Colombia has requested a credit line of $11 billion dollars from the International Monetary Fund for its coronavirus relief effort. The request is currently under review. It follows a global fall in the price of oil, which accounts for 9.3 per cent of the national budget.
1 April 2020
There are over 900 confirmed cases of coronavirus and 16 deaths in Colombia, with both figures certain to rise. The country is in lockdown, with air and land borders closed to foreigners. Bars, restaurants and other public spaces remain closed.
The USO oil workers union has created a fund to support up to 5,000 workers at state company Ecopetrol, after the mass lay-off of 1,500 outsourced staff. The union criticised the dismissals as a ‘labour massacre.’
The National Liberation Army (ELN) has announced a one-month ceasefire in response to the coronavirus outbreak. The ELN also called on the government needed to provide support for workers in the informal sector, which it said accounted for 60 per cent of the workforce.
FARC members in the reincorporation process are making thousands of face masks to be distributed to communities to fight coronavirus. Colombia faces a drastic shortage of equipment and resources needed to address the pandemic.
23 prisoners were killed after security forces entered la Modelo prison in Bogota. Prisoners were protesting over the failure to implement adequate social distancing measures in response to coronavirus. Human rights groups have called for investigations into the violence.
19 March 2020
Colombia has implemented a series of emergency measures in response to the coronavirus outbreak. By the evening of Wednesday 18 March, there were 102 confirmed cases of people infected by the virus in Colombia, although there have not been any recorded deaths. In response to the global crisis, the government has closed borders and implemented a curfew across much of the country.

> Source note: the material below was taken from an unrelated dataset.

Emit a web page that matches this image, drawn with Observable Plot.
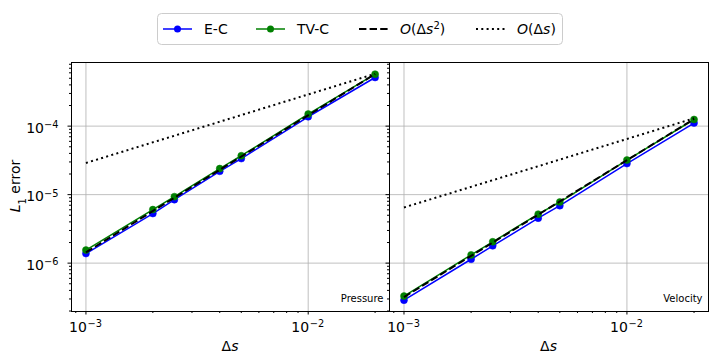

On Tuesday 17 March, President Iván Duque declared a state of emergency. Measures include the closure of schools, restaurants and bars, while people over the age of 70 have been ordered to stay at home unless buying essential food or health products. Colombia has also closed its air and land borders and banned entry to non-citizens and non-residents. At least 18 of Colombia’s 32 regional departments are currently under curfew.
However, there have been protests against the Duque government after it removed powers from municipal and regional authorities to take their own measures. Social media showed citizens banging pots and pans – a popular act of dissent in Latin America known as a cacerolazo – from their balconies and homes while chanting for Duque to resign.
There are also serious concerns over the capacity of Colombia’s health system to deal with the crisis. The country has fewer than 10,000 intensive care beds, an insufficient number in the possibility of a severe escalation in coronavirus patients. Doctors and nurses have criticised the government for failing to ensure their safety from the virus.
With so much uncertainty around the coronavirus, it is difficult to predict the impact it will have on the fragile peace process. However, violence against FARC members has continued: on Tuesday, former guerrillas Belle Ester Carrillo Leal and Irnel Flores Forero, who were in a relationship, were murdered in the Caquetá region of southeast Colombia. Their deaths bring the total number of reincorporating FARC members murdered since the peace process was signed in November 2016 to 190.